• _WRITTEN EXERCISE_:
Search the data for the string "matplotlib" and extract every line where it appears.

───

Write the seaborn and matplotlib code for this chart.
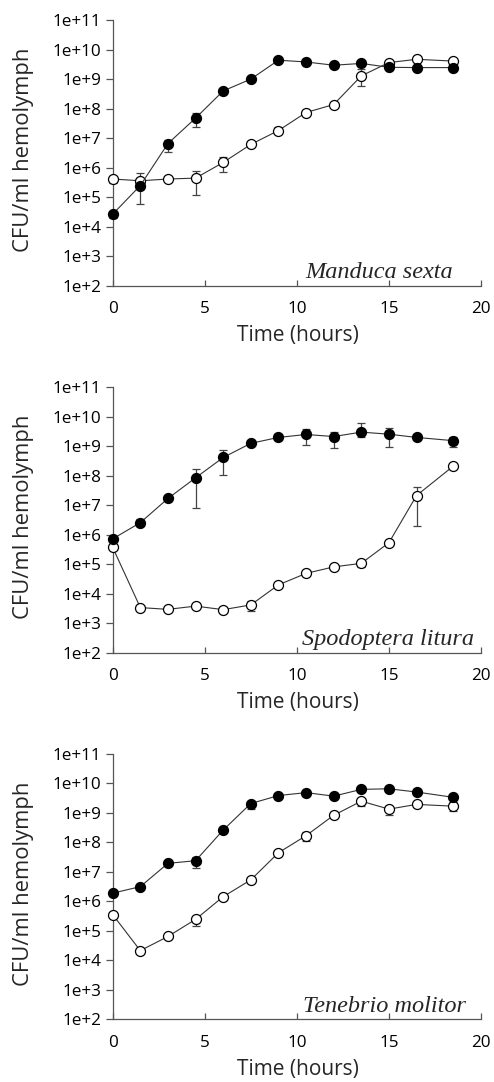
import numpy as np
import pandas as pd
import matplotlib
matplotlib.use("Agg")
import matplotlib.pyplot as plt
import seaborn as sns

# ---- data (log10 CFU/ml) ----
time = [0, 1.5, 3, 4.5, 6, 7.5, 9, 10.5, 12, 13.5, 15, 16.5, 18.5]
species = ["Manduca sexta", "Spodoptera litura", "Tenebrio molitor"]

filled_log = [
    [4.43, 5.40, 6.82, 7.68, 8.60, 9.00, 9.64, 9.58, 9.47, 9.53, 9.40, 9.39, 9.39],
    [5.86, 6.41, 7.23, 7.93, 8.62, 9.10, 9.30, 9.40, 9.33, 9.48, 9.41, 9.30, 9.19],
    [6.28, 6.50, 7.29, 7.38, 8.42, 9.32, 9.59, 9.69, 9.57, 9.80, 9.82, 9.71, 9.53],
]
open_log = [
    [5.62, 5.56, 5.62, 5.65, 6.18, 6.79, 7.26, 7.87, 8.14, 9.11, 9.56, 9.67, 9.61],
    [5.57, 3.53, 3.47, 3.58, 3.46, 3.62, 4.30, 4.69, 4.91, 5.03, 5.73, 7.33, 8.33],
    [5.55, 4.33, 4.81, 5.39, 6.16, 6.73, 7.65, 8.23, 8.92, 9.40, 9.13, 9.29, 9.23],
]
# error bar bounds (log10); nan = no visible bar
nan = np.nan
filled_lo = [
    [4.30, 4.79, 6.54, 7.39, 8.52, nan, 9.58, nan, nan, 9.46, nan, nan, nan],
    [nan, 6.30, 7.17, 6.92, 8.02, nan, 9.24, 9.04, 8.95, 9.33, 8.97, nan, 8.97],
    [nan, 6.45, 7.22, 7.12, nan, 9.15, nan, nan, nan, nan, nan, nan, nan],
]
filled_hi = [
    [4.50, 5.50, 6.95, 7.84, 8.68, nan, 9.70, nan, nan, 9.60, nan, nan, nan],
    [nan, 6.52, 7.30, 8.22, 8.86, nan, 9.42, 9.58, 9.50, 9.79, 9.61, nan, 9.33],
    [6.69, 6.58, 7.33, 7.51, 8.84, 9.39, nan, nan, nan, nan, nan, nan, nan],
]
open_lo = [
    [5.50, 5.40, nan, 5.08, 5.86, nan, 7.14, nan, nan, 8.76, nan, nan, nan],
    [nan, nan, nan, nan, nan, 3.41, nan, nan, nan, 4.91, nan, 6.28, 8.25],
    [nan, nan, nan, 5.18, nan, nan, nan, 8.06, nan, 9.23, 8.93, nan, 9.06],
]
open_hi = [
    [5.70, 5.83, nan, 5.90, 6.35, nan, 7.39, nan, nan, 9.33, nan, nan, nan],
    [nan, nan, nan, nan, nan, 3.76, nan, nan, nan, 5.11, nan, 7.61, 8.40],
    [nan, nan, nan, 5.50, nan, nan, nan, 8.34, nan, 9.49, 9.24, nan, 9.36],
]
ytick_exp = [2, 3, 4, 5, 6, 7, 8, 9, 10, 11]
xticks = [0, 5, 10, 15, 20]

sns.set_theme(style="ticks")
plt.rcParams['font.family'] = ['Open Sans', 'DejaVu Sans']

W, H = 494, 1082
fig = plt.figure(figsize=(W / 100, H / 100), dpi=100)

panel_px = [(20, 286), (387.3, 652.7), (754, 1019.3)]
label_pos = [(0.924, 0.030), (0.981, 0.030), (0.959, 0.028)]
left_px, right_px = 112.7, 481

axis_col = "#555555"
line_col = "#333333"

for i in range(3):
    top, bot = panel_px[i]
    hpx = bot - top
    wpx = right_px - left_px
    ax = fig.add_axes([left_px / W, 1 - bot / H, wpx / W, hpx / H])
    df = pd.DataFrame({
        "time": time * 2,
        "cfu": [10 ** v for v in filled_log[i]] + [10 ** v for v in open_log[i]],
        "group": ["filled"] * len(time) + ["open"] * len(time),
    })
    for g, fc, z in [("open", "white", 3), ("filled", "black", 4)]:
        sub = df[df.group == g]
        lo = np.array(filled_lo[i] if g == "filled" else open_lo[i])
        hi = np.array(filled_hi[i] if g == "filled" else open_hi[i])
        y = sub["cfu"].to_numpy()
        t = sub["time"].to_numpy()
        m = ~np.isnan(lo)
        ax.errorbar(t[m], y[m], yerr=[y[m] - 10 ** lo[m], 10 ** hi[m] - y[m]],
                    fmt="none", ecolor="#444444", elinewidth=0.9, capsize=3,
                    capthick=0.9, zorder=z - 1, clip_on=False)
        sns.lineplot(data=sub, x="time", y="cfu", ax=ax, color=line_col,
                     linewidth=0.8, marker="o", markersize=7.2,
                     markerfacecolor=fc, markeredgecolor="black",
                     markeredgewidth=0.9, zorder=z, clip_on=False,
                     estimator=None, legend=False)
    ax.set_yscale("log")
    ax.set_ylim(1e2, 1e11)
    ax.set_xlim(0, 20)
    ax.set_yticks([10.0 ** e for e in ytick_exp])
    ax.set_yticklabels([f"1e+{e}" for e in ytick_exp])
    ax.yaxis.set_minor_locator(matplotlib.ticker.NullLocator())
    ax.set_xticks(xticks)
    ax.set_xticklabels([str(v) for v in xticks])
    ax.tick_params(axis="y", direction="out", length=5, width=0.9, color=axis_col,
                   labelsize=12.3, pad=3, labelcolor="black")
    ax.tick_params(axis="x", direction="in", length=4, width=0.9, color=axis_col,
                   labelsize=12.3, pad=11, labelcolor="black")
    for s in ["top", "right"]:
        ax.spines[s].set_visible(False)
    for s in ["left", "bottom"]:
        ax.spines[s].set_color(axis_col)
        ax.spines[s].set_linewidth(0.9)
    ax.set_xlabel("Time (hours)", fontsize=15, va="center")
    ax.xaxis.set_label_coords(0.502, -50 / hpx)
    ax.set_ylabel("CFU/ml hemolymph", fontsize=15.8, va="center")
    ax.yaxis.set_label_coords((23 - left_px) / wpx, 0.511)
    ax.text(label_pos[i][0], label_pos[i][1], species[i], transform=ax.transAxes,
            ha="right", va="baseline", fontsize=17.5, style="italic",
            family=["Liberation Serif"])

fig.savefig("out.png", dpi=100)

───

• _EXPECTED ANSWER_:
Write the seaborn and matplotlib code for this chart.
import matplotlib
matplotlib.use("Agg")
import matplotlib.pyplot as plt
    ax.yaxis.set_minor_locator(matplotlib.ticker.NullLocator())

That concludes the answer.